* [WORK TO COMPLETE] Make an exact copy of all the records.

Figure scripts
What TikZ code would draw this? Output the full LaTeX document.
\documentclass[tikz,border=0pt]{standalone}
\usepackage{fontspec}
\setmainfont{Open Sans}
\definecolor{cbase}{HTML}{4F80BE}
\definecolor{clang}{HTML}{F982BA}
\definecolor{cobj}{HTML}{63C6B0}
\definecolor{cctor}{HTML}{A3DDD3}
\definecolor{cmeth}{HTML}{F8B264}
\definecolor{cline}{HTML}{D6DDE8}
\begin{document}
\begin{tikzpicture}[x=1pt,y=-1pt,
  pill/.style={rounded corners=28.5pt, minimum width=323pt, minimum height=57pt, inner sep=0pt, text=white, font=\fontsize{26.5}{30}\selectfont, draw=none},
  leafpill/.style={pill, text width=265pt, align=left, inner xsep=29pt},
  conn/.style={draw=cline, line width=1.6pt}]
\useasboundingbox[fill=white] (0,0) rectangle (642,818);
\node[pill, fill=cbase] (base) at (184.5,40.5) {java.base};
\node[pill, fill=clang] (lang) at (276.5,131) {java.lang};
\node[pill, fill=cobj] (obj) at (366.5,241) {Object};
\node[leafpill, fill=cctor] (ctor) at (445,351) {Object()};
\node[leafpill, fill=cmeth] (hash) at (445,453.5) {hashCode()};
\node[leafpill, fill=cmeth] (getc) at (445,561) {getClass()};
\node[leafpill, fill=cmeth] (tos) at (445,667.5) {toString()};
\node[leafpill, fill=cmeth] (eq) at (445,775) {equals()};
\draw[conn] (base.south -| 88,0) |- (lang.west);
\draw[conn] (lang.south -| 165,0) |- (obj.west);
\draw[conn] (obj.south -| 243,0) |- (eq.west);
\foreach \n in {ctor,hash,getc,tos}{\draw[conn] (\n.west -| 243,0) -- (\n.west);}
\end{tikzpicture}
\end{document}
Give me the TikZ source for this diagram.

* [PROBLEM SOLUTION]
What TikZ code would draw this? Output the full LaTeX document.
\documentclass[tikz,border=0pt]{standalone}
\usepackage{fontspec}
\setmainfont{Open Sans}
\definecolor{cbase}{HTML}{4F80BE}
\definecolor{clang}{HTML}{F982BA}
\definecolor{cobj}{HTML}{63C6B0}
\definecolor{cctor}{HTML}{A3DDD3}
\definecolor{cmeth}{HTML}{F8B264}
\definecolor{cline}{HTML}{D6DDE8}
\begin{document}
\begin{tikzpicture}[x=1pt,y=-1pt,
  pill/.style={rounded corners=28.5pt, minimum width=323pt, minimum height=57pt, inner sep=0pt, text=white, font=\fontsize{26.5}{30}\selectfont, draw=none},
  leafpill/.style={pill, text width=265pt, align=left, inner xsep=29pt},
  conn/.style={draw=cline, line width=1.6pt}]
\useasboundingbox[fill=white] (0,0) rectangle (642,818);
\node[pill, fill=cbase] (base) at (184.5,40.5) {java.base};
\node[pill, fill=clang] (lang) at (276.5,131) {java.lang};
\node[pill, fill=cobj] (obj) at (366.5,241) {Object};
\node[leafpill, fill=cctor] (ctor) at (445,351) {Object()};
\node[leafpill, fill=cmeth] (hash) at (445,453.5) {hashCode()};
\node[leafpill, fill=cmeth] (getc) at (445,561) {getClass()};
\node[leafpill, fill=cmeth] (tos) at (445,667.5) {toString()};
\node[leafpill, fill=cmeth] (eq) at (445,775) {equals()};
\draw[conn] (base.south -| 88,0) |- (lang.west);
\draw[conn] (lang.south -| 165,0) |- (obj.west);
\draw[conn] (obj.south -| 243,0) |- (eq.west);
\foreach \n in {ctor,hash,getc,tos}{\draw[conn] (\n.west -| 243,0) -- (\n.west);}
\end{tikzpicture}
\end{document}
Give me the TikZ source for this diagram.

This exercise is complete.